In this Mid-Quarter Update, we discuss our analysis on the following topics:
-Recent readings on consumer confidence have rolled over. The surveys are validated by the stagnation in real consumer spending in the last few months.
-In conjunction with the slowdown in house sales and durable goods orders, measures of current quarter GDP and full year 2021 GDP are dropping. Inventories are supposed to account for 3.52% out of 5.05% according to the Atlanta Fed GDPNow forecasts. Given the still snarled supply chains, this may be wishful thinking.
-The Valueline Geometric Index, an equal weighted index of almost 1,800 companies, has gone sideways since May as the Bloomberg GDP estimate for 2021 peaked. Now that GDP expectations are fading, will stocks?
-Recent economic data in the US and around the world has surprised on the downside for the last several months, while inflation continues to surprise on the high side.

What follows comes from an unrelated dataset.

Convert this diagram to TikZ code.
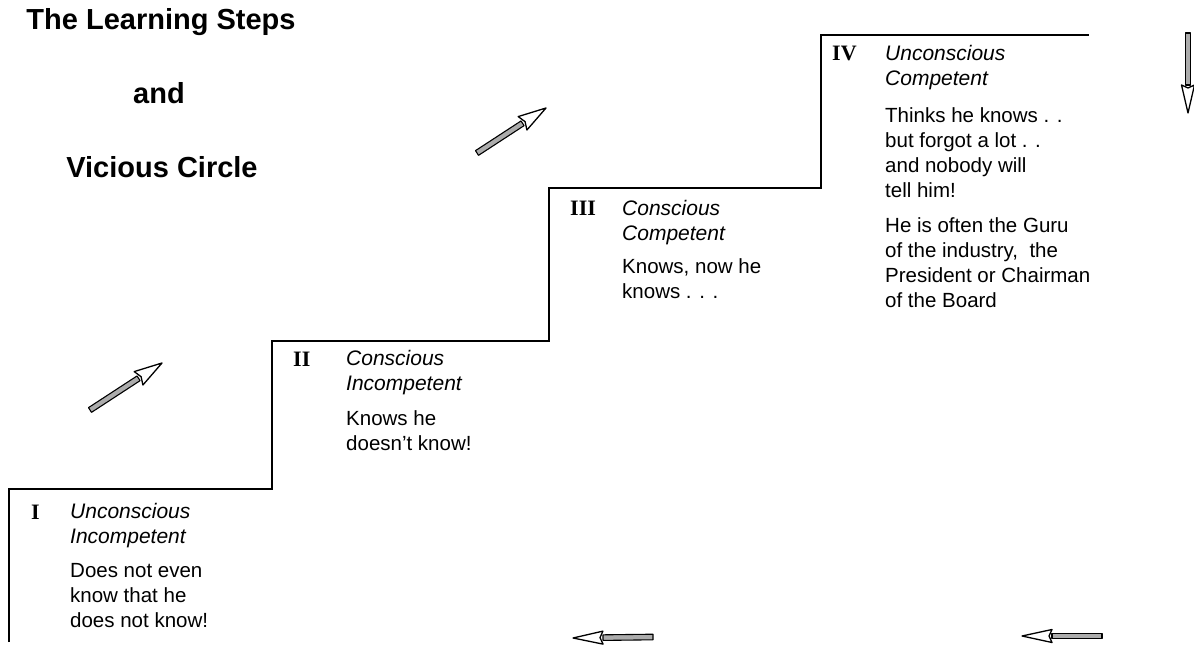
\documentclass[tikz,border=0pt]{standalone}
\usepackage{fontspec}
\setmainfont{Liberation Sans}
\newfontfamily\romfont{Liberation Serif}
\usetikzlibrary{calc}
\tikzset{
  stair/.style={line width=2.2pt, line join=miter},
  titletext/.style={font=\fontsize{29}{34}\selectfont\bfseries, anchor=base, inner sep=0pt},
  numeral/.style={font=\romfont\fontsize{22}{26}\selectfont\bfseries, anchor=base west, inner sep=0pt},
  stepname/.style={font=\fontsize{21}{25}\selectfont\itshape, align=left, anchor=north west, inner sep=0pt},
  steptext/.style={font=\fontsize{20.5}{25}\selectfont, align=left, anchor=north west, inner sep=0pt},
  arrshaft/.style={draw=black, line width=1.1pt, fill=gray!65, line join=round},
  arrhead/.style={draw=black, line width=1.3pt, fill=white, line join=round}
}
\newcommand{\blockarr}[4]{%
  \coordinate (ba-h) at ($(#2)!#3!(#1)$);
  \draw[arrshaft] ($(#1)!2.8pt!90:(#2)$) -- ($(#1)!2.8pt!-90:(#2)$)
     -- ($(ba-h)!2.8pt!90:(#1)$) -- ($(ba-h)!2.8pt!-90:(#1)$) -- cycle;
  \draw[arrhead] (#2) -- ($(ba-h)!#4!90:(#2)$) -- ($(ba-h)!3pt!(#2)$)
     -- ($(ba-h)!#4!-90:(#2)$) -- cycle;
}
\begin{document}
\begin{tikzpicture}[x=1pt, y=-1pt]
\useasboundingbox (0,0) rectangle (1194,652);
\fill[white] (0,0) rectangle (1194,652);

% title
\node[titletext] (title1) at (161,30) {The Learning Steps};
\node[titletext] (title2) at (159,104) {and};
\node[titletext] (title3) at (162,178) {Vicious Circle};

% staircase
\draw[stair] (9,642) -- (9,489) -- (272,489) -- (272,341) -- (549,341)
  -- (549,188) -- (821,188) -- (821,35) -- (1089,35);

% step I
\node[numeral] (n1) at (31,519) {I};
\node[stepname] (h1) at (70,503.5) {Unconscious\\Incompetent};
\node[steptext] (b1) at (70,563.5) {Does not even\\know that he\\does not know!};

% step II
\node[numeral] (n2) at (293,366) {II};
\node[stepname] (h2) at (346,350.5) {Conscious\\Incompetent};
\node[steptext] (b2) at (346,410.5) {Knows he\\doesn't know!};

% step III
\node[numeral] (n3) at (570,216) {III};
\node[stepname] (h3) at (622,200.5) {Conscious\\Competent};
\node[steptext] (b3) at (622,258.5) {Knows, now he\\knows . . .};

% step IV
\node[numeral] (n4) at (832,61) {IV};
\node[stepname] (h4) at (885,45.5) {Unconscious\\Competent};
\node[steptext] (b4) at (885,107.5) {Thinks he knows . .\\but forgot a lot . .\\and nobody will\\tell him!\\[10pt]He is often the Guru\\of the industry,\ \ the\\President or Chairman\\of the Board};

% arrows
\coordinate (a1t) at (90,410);  \coordinate (a1h) at (162,363);
\coordinate (a2t) at (477,153); \coordinate (a2h) at (546,108);
\coordinate (a3t) at (1188,33); \coordinate (a3h) at (1188,113);
\coordinate (a4t) at (653,637); \coordinate (a4h) at (573,638);
\coordinate (a5t) at (1102,636); \coordinate (a5h) at (1022,636);
\blockarr{a1t}{a1h}{28pt}{8pt}
\blockarr{a2t}{a2h}{28pt}{8pt}
\blockarr{a3t}{a3h}{28pt}{6.5pt}
\blockarr{a4t}{a4h}{30pt}{6.5pt}
\blockarr{a5t}{a5h}{30pt}{6.5pt}
\end{tikzpicture}
\end{document}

-We are told that inflation is transitory, but does that mean that stock price and house price inflation is transitory too?
-Is the era of digital deflation over as semiconductor prices are now increasing in price rather than falling?
-We find the real earnings yield for the US equity market to be rather unappealing right now, though small caps are trading at a 20-year discount to large cap stocks, and value stocks offer a greater margin of safety than growth. In particular, financials appear cheap to us while technology appears expensive across the cap-size spectrum.